Sicuramente il girone dantesco lo stanno già vivendo le borse occidentali che con i loro valori negativi sono la prova della volontà che la banca centrale cinese vuole scongiurare l’inizio di una crisi economica passando attraverso la svalutazione. Se la crisi si verificasse avrebbe effetti devastanti ma soprattutto riporterebbe l’economia lontana da una ripresa.
La Cina è un grande paese. Non è più la Cina di qualche decennio fa, la Cina di Mao Tse-tung. È un paese estremamente evoluto, culturalmente ricco e oggi è anche una potenza produttiva, un super fornitore mondiale che attraverso la sua crescita è diventato anche un super consumatore mondiale.
Il benessere cinese ha origine da quello che in Cina rendeva il mercato del lavoro ultra appetibile: l’esiguo costo. Questo porto molti, troppi, industriali occidentali a rilocalizzare le loro produzione laddove conveniva: in Cina appunto.
Con una massiccia industrializzazione si sono creati moltissimi posti di lavoro che hanno poi portato a un innalzamento procapite del reddito. La ricchezza del consumatore cinese ha creato un grande, ma grande, popolo di consumatori. È inutile ricordare, ma lo facciamo, che la Cina ha una densità demografica spaventosa e che per questo rappresenta uno dei mercati più appetibili per qualunque produttore straniero.
La scelta del Governo cinese di svalutare la moneta nazionale per cercare di arginare il rischio crisi sta mettendo in ginocchio le borse mondiali che semplicemente prevedono gli effetti di un ridotto potere di acquisto della moneta cinese. Se lo Juan viene penalizzato sul mercato dei cambi anche i cinesi più benestanti avranno un minor potere di acquisto.
Con la globalizzazione si sono create infinite opportunità ma anche talune situazioni che forse iniziano a diventare paradossali. Da una parte l’Occidente ha arricchito la Cina grazie alla sua povertà, dall’altra parte la Cina arricchita ha restituito il favore consumando beni di lusso, o comunque beni occidentali, grazie alle nuove possibilità finanziarie.

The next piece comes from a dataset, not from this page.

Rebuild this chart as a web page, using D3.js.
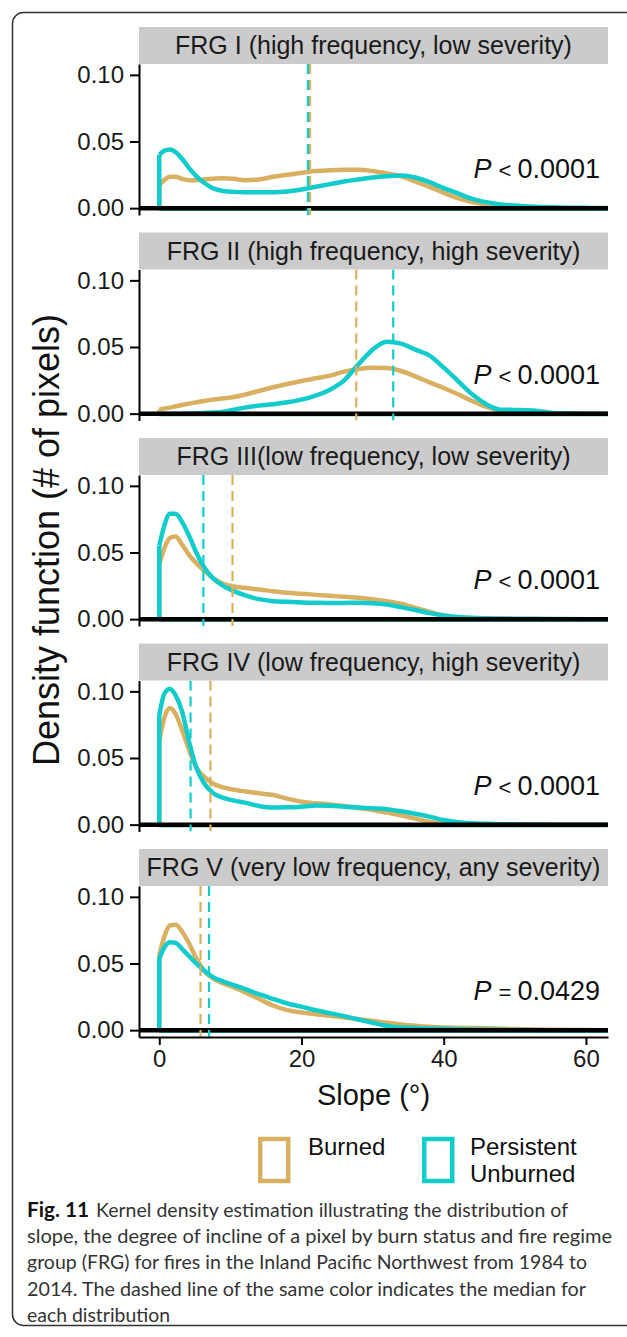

Gli occidentali hanno continuato a vendere i loro prodotti a prezzi che non sono certamente ridotti sulla base dei risparmi produttivi e quindi oggi si vive un momento di paura nei confronti di chi non potrà più pagare per il loro prezzo dei beni prodotti primariamente per dei mercati dove il reddito procapite è ben più alto di quello cinese.
Quello che però dovrebbe spaventare maggiormente è che la Cina non riesca a bloccare una eventuale crisi economica interna. Dal 2008 a oggi, fra crisi reali e costruite ad arte, abbiamo già danneggiato più volte l’economia mondiale prima con effetti transoceanici poi limitandoci al vecchio continente.
I drammi già vissuti potrebbero risultare scaramucce fa bambini nei confronti di una reale crisi che dovesse mettere a dura prova il più popoloso paese del mondo. Quel grande paese dalla cultura millenaria che è passato da un modello sociale a un altro guardando all’Occidente come esempio di benessere.
Soccorrere un paese come la Grecia o come l’Italia può essere fattibile a fronte di una reale volontà. Soccorrere il paese Cina con tutta la buona volontà sarebbe impossibile semplicemente per motivi numerici. L’entità demografica della Cina potrebbe creare la più grave crisi di “fame nel mondo”. Sicuramente non sarebbe una fame intesa in termini di cibo ma sicuramente un ritorno a una condizione meno agiata.
La Grecia prima e la Cina ora fanno desiderare un’evoluzione dell’intelligenza umana.
Se si continuerà solo ed esclusivamente a gestire questo pianeta in virtù di mercati finanziari e valori di borsa si arriverà a un collasso, o crisi che dir si voglia, che potrebbe veramente fare piangere lacrime amare.
Mentre invece se si gestirà la globalizzazione nell’interesse che ogni continente e ogni paese di ogni continente mantenga o migliori il proprio benessere si porranno le basi affinché vi sia la sopravvivenza di un modello di vita che ha già iniziato a piacerci da qualche decennio.
Auguriamoci che i grandi speculatori comprendano che qualora dovesse dilagare la fame anche loro rimarrebbero disoccupati.